The following example highlights annotations, which you can use to link to tracing data from a dashboard. The example assumes that you received a notification from an alert that triggered for a monitor.

  1. You click a link in the notification, which directs you to the Order Service Latency monitor. This monitor tracks requests and errors for the ordering-svc service.

    On the Order Service Latency monitor, in the Query Results chart, you notice a continual spike in queries to the ordering-svc service.

  2. In the Annotations section of the monitor, you click a link to a dashboard.

  3. In the Order Service Overview dashboard, you notice a wave of spikes in requests to the /ordering.Ordering/Checkout operation of the ordering-svc service.

  4. On the Requests chart, click any point and then click Query Traces.

    The link opens Trace Explorer with a predefined search query that includes the service and operation you want to explore.

  5. On the Trace Explorer page, click the Topology View tab to view a mapping of affected upstream and downstream services.

  6. In the Search Services box, enter ordering-svc to scope the view to that service.

  7. Click the ordering-svc node to display details.

    In the Node Details panel, you see 176 errors incoming and 119 errors outgoing connected to the ordering-svc service. As you zoom in on the topology view, you notice that the edge connecting to the billing-svc service is thicker than the others.

  8. Click the billing-svc.

    In the Node Details panel for the billing-svc, you notice that outgoing requests to the payment-gateway-svc are high.

  9. In the Node Details panel, click Include to include the billing-svc in your search query. Your search query now includes:

    • operation:/ordering.Ordering/Checkout
    • service:ordering-svc
    • service:billing-svc

    You determined that the billing-svc service is generating the most errors, which is also impacting the payment-gateway-svc service.

  10. On the Trace Explorer page, click Create Metric to create a trace metric for detecting future issues with the billing-svc service.

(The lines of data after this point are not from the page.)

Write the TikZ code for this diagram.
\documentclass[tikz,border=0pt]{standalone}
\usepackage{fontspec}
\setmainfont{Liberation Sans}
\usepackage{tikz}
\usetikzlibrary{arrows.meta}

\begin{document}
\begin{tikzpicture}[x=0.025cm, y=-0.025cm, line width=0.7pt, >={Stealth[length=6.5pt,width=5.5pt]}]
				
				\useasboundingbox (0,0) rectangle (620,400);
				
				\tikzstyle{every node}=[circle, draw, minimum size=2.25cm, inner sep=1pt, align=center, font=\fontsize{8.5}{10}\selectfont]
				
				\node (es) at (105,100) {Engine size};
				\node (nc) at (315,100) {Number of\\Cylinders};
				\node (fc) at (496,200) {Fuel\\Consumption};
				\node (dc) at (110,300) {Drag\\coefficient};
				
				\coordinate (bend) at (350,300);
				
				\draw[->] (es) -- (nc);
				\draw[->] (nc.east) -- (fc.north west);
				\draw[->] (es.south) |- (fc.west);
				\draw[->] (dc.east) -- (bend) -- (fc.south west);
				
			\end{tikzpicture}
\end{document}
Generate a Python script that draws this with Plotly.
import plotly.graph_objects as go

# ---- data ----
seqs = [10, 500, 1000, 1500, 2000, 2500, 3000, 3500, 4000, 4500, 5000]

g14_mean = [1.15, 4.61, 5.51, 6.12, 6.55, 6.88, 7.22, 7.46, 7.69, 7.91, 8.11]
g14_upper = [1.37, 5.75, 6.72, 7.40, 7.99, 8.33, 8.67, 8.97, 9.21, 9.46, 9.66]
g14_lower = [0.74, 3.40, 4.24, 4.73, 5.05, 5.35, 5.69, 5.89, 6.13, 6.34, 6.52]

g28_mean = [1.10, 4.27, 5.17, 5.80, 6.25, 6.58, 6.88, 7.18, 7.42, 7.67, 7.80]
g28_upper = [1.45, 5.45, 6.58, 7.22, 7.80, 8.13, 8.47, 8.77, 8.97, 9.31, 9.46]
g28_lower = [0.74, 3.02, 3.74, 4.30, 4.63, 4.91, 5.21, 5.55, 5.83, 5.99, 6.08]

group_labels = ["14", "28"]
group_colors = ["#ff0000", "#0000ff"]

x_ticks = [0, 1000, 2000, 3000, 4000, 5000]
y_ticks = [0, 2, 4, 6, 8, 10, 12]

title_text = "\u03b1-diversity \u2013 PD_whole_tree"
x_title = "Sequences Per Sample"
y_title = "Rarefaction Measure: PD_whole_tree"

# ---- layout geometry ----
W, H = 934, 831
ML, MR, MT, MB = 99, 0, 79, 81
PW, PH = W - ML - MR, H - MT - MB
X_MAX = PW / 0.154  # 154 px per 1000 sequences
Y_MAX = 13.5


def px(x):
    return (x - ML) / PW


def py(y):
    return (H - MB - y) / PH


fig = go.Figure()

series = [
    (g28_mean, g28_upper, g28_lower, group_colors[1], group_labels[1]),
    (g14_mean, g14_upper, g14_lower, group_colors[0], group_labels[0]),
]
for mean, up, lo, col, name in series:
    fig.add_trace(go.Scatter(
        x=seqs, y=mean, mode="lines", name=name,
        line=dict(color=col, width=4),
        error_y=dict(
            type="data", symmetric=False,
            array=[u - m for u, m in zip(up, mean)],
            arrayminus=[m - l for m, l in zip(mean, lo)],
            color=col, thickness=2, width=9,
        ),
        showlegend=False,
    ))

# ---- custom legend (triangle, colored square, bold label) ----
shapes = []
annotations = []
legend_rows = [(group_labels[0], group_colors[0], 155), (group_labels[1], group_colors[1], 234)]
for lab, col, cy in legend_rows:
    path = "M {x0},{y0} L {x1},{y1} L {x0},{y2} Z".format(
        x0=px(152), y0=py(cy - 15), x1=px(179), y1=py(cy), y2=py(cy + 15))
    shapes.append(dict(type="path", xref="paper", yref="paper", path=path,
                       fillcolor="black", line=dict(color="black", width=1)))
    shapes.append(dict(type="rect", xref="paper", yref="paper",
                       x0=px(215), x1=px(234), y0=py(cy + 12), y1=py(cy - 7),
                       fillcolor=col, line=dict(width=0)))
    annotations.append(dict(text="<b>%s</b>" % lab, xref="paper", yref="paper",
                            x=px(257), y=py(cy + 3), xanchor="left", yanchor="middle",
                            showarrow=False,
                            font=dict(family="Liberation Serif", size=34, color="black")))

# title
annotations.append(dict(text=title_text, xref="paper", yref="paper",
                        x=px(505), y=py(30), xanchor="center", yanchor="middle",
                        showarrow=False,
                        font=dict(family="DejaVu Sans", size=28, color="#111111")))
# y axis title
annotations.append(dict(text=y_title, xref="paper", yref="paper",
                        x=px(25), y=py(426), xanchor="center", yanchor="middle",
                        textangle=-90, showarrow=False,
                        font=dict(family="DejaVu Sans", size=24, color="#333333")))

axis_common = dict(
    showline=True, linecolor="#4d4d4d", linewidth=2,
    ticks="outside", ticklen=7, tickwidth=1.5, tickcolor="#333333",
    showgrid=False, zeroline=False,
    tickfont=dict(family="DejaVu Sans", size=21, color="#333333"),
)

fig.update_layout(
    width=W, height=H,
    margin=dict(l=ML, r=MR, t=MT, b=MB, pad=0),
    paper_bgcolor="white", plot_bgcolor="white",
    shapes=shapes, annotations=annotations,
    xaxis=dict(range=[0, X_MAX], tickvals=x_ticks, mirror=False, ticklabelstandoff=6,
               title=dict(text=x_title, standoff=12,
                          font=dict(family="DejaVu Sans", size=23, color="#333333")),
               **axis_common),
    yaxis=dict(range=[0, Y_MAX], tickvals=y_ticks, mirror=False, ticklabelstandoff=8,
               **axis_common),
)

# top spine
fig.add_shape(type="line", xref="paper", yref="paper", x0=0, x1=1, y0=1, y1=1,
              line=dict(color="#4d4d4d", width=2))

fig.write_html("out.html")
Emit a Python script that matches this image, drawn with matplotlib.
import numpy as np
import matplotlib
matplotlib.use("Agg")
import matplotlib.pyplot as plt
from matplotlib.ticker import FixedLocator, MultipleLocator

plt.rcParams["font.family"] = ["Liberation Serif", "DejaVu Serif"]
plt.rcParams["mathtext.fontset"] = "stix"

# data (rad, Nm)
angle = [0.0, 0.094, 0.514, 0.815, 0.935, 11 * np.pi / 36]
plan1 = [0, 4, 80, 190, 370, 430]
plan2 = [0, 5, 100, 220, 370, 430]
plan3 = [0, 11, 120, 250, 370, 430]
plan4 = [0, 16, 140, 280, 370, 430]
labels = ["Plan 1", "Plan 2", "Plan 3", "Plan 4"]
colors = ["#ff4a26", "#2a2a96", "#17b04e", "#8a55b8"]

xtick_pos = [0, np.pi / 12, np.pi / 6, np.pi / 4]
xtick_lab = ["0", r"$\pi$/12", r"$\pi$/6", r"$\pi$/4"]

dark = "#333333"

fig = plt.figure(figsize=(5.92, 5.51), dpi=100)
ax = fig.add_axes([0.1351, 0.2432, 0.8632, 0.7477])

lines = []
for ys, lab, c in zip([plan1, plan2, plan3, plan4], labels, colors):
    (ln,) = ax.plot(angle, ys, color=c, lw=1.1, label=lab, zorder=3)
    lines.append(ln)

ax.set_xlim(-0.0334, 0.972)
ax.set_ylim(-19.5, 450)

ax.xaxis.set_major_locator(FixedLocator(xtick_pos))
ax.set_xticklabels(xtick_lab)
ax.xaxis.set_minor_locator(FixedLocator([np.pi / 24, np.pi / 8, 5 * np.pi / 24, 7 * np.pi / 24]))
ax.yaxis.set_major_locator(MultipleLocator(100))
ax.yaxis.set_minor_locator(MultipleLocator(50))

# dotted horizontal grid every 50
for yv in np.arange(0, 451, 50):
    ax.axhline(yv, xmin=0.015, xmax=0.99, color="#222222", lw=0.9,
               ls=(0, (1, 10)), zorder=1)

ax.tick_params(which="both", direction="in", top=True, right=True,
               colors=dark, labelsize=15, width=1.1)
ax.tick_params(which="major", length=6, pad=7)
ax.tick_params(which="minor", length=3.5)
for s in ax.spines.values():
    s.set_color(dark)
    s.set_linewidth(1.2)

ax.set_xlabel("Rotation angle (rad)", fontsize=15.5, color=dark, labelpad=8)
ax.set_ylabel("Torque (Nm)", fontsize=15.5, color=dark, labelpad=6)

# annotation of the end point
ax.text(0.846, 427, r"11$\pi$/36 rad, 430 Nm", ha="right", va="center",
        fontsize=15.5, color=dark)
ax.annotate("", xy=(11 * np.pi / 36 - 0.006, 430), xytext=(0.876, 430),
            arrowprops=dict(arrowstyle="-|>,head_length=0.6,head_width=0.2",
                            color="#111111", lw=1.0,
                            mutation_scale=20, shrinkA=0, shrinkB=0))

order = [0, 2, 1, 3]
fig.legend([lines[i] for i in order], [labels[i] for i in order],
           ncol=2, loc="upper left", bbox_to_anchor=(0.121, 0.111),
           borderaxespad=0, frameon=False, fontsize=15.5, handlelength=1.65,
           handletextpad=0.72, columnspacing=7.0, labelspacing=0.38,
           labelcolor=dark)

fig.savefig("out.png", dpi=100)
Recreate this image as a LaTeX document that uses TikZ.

    Other on-call engineers can use this trace metric to open a predefined query in Trace Explorer and help reduce the time to identify and fix issues with this service.

Service exploration

The Services page provides efficient views into your services to help you discover ways of exploring your data. You can link directly to tracing data related to a specific service from the Services page. Chronosphere automatically generates these links to help you monitor services and connected telemetry.

  1. In the navigation menu, select Services.

  2. In the My services table, your Deployer Service has a currently alerting monitor that exceeds the defined critical conditions.

  3. Select the Deployer Service to display its individual service page.

  4. In the Dependency Map, you notice that this service has downstream errors.

  5. In the Related Queries section, click View Traces to open Trace Explorer with the context defined in the service page.

  6. In the Trace Explorer page, in the Statistics section, select Leaf Errors in the Metric dropdown menu to highlight services that include error spans with no failing child spans.

    These errors are the deepest errors within a request flow, and are often the reason why an entire trace fails.

  7. In the sparklines chart, you notice spikes in leaf errors for the gatewayauth service.

  8. In the Group by field, enter Operation so that you're grouping results by both Service and Operation.

    In the Statistics table, you see that the auth.Auth/Authenticate operation of the gatewayauth has the most leaf errors.

  9. Click the gatewayauth service to add it and the auth.Auth/Authenticate operation to your search filter.

  10. At the top of the page, click the link icon to copy a link with the defined filter criteria that you can share with team owning that owns the gatewayauth service.

You identified the service and operation with the most leaf errors and can send a contextual link to the team responsible for that service. By focusing on leaf errors, you located the root issue impacting related traces and can provide that context to the owning team.

Start with trace data

The following example begins in Trace Explorer. Maybe you navigated here from Trace Metrics, a dashboard, or a monitor, and now you're exploring trace data to identify where issues are occurring.

  1. In the navigation menu select Exploring > Trace Explorer.

  2. Set the Time Window to Within last and 30 minutes.

  3. From the Showing Error States dropdown, click Only errors.

    This search returns too many traces to narrow down the issue. You think the issue relates to the frontend service, but don't know which related operation is the culprit. Modify the search criteria to narrow your search.

  4. In the Search Summary field, enter frontend and then click that service from the search results.

    Your search narrows the results and scope to only spans that include the frontend service. On the Statistics tab, you notice that the loadgenerator service has a high error rate.

  5. On the Statistics tab under the Error Percentage column, click loadgenerator, and then click Include in Span Filter in the resulting dialog to add the loadgenerator service to your search query.

    You know that the loadgenerator service is contributing to your trace latency, but still aren't sure what the main issue is.

  6. Click the Traces tab to view a list of the most relevant traces for your search.

  7. In the Trace column, click loadgenerator > HTTP GET to display the trace details for that service and operation combination.

    You notice errors in operations for two additional services related to the loadgenerator service. The GET operation on both the loadgenerator and frontend services have high latency.

  8. Click the frontend service, which updates the Span Details panel with information specific to that service and operation combination.

    You now have detailed information about the specific services and operations causing latency issues.

    In LINKS, click + Add Link to add a templated link to your external logging service, which provides other users access to the logs related to this span.

    In PROCESS, you identify k8s.pod.name, which is the Kubernetes pod the GET request originates. You can begin investigating that specific operation to remediate the issue.

  9. To the right of the value for k8s.pod.name, click the more icon and then click Add to Filter to add the value of that process to your search query.

  10. On the Trace Explorer page, you can click Create Metric to create a trace metric based on your updated search. You can use trace metrics to create dashboards and monitors for key metrics that you want to track and get alerts for.